Elaborate planning & financing behind the 2011 Norway attacks
On July 22, 2011, Anders Breivik launched two consecutive attacks in Norway that claimed the lives of 77 individuals and demonstrated the destructive consequences of far-right extremism. He first detonated a bomb in Oslo's government quarter and then conducted a mass shooting at a youth camp on Utøya Island. Breivik funded the violence through various means, including through trading stocks, creating counterfeit diplomas, and evading taxes. This article will explore the estimated costs and the financial strategies he used to plan and conduct the attack.
On July 22, 2011, at 3:17 p.m. in Oslo, Norway, Anders Breivik executed the first of two coordinated terrorist attacks, targeting the Norwegian government. After distributing a manifesto that outlined his opposition to what he perceived as a Muslim invasion of Europe, Breivik detonated a vehicle-borne improvised explosive device parked between the prime minister's office and Norway's Oil and Energy Department building. The bomb, containing approximately 2,100 pounds of ammonium nitrate-based explosives, resulted in the death of eight people and injured at least 15 others, while also causing significant damage to the surrounding area, including government buildings and vehicles.

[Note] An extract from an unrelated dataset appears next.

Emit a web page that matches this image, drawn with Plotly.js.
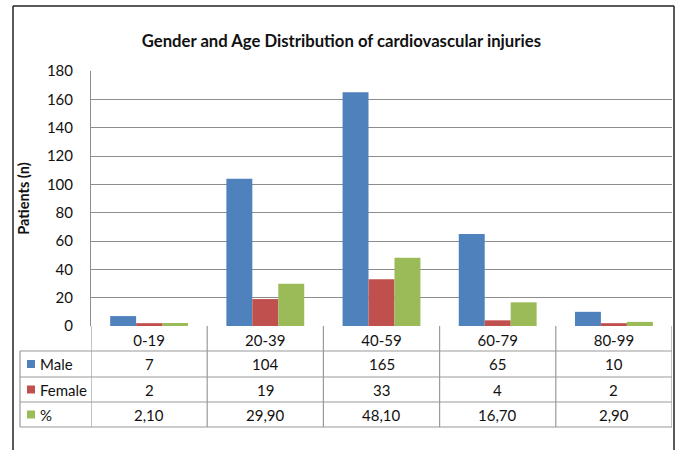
<!DOCTYPE html>
<html>
<head>
<meta charset="utf-8">
<script src="https://cdn.plot.ly/plotly-3.0.1.min.js"></script>
<style>html,body{margin:0;padding:0;background:#fff;}#chart{width:680px;height:450px;}</style>
</head>
<body>
<div id="chart"></div>
<script>
const categories = ["0-19", "20-39", "40-59", "60-79", "80-99"];
const male = [7, 104, 165, 65, 10];
const female = [2, 19, 33, 4, 2];
const percent = [2.10, 29.90, 48.10, 16.70, 2.90];
const seriesNames = ["Male", "Female", "%"];
const yTicks = [0, 20, 40, 60, 80, 100, 120, 140, 160, 180];

const colors = ["#4F81BD", "#C0504D", "#9BBB59"];
const FONT = "Lato, 'Open Sans', sans-serif";
const series = [male, female, percent];

const traces = series.map((vals, i) => ({
  type: "bar", x: categories, y: vals, name: seriesNames[i],
  marker: {color: colors[i]}, hoverinfo: "none"
}));

// pixel helpers (plot area: x 91..672, y 71..326)
const L = 91, R = 672, T = 71, B = 326;
const px = x => (x - L) / (R - L);
const py = y => (B - y) / (B - T);

const rowBottoms = [351, 377, 402, 427];
const tableLeft = 20;
const gridCol = "#9a9a9a";
const shapes = [];
// outer border
shapes.push({type: "line", xref: "paper", yref: "paper", x0: px(13), x1: px(13), y0: py(6), y1: py(460), line: {color: "#222", width: 1.5}});
shapes.push({type: "line", xref: "paper", yref: "paper", x0: px(13), x1: px(674), y0: py(6), y1: py(6), line: {color: "#222", width: 1.5}});
shapes.push({type: "line", xref: "paper", yref: "paper", x0: px(674), x1: px(674), y0: py(6), y1: py(460), line: {color: "#222", width: 1.5}});
// table horizontal lines
rowBottoms.forEach((yb) => {
  shapes.push({type: "line", xref: "paper", yref: "paper", x0: px(tableLeft), x1: 1, y0: py(yb), y1: py(yb), line: {color: gridCol, width: 1.2}});
});
// vertical lines
categories.forEach((c, i) => {
  shapes.push({type: "line", xref: "x", yref: "paper", x0: i - 0.5, x1: i - 0.5, y0: py(rowBottoms[3]), y1: 0, line: {color: gridCol, width: 1.2}});
});
shapes.push({type: "line", xref: "x", yref: "paper", x0: categories.length - 0.5, x1: categories.length - 0.5, y0: py(rowBottoms[3]), y1: 0, line: {color: gridCol, width: 1.2}});
shapes.push({type: "line", xref: "paper", yref: "paper", x0: px(tableLeft), x1: px(tableLeft), y0: py(rowBottoms[3]), y1: py(rowBottoms[0]), line: {color: gridCol, width: 1.2}});

const annotations = [];
const fmt = [v => String(v), v => String(v), v => v.toFixed(2).replace(".", ",")];
series.forEach((vals, r) => {
  const top = rowBottoms[r], bot = rowBottoms[r + 1];
  const yc = py((top + bot) / 2);
  // legend key
  shapes.push({type: "rect", xref: "paper", yref: "paper", x0: px(27), x1: px(35), y0: yc - 4 / (B - T), y1: yc + 4 / (B - T), fillcolor: colors[r], line: {width: 0}});
  annotations.push({xref: "paper", yref: "paper", x: px(38), y: yc, xanchor: "left", yanchor: "middle", text: seriesNames[r], showarrow: false, font: {family: FONT, size: 15, color: "#111"}});
  vals.forEach((v, i) => {
    annotations.push({xref: "x", yref: "paper", x: i, y: yc, xanchor: "center", yanchor: "middle", text: fmt[r](v), showarrow: false, font: {family: FONT, size: 15, color: "#111"}});
  });
});

const layout = {
  width: 680, height: 450,
  margin: {l: L, r: 680 - R, t: T, b: 450 - B, pad: 0},
  paper_bgcolor: "#fff", plot_bgcolor: "#fff",
  showlegend: false,
  barmode: "group", bargap: 0.33, bargroupgap: 0,
  title: {text: "<b>Gender and Age Distribution of cardiovascular injuries</b>", x: 0.502, xref: "container", xanchor: "center", y: 1 - 41 / 450, yanchor: "middle", font: {family: FONT, size: 16.7, color: "#111"}},
  xaxis: {type: "category", range: [-0.5, 4.5], showgrid: false, zeroline: false, showline: false, ticks: "", tickfont: {family: FONT, size: 15, color: "#111"}, ticklabelstandoff: 4, automargin: false, fixedrange: true},
  yaxis: {range: [0, 180], tickvals: yTicks, showgrid: true, gridcolor: "#8c8c8c", gridwidth: 1, zeroline: false, showline: true, linecolor: "#8c8c8c", linewidth: 1, ticks: "", ticklabelstandoff: 14, tickfont: {family: FONT, size: 15, color: "#111"}, automargin: false,
    title: {text: "<b>Patients (n)</b>", font: {family: FONT, size: 14.5, color: "#111"}, standoff: 13}},
  shapes: shapes, annotations: annotations
};

Plotly.newPlot("chart", traces, layout, {displayModeBar: false, staticPlot: true});
</script>
</body>
</html>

Following the Oslo bombing, Breivik, disguised as a police officer, made his way to a youth camp run by Norway’s ruling Labour Party on Utøya Island. He arrived at the island around 5:20 p.m., claiming he was there to ensure everything was secure in the aftermath of the Oslo bombing. Once on Utøya, Breivik began a shooting spree with a semi-automatic rifle and a pistol, killing 69 people, many of them teenagers, and injuring at least 60 others. The island's isolation delayed police intervention, allowing Breivik to continue his attack unchallenged until they arrived at approximately 6:30 p.m., at which point he surrendered without resistance. In August 2012, he was sentenced to 21 years in prison, the maximum sentence under Norwegian law.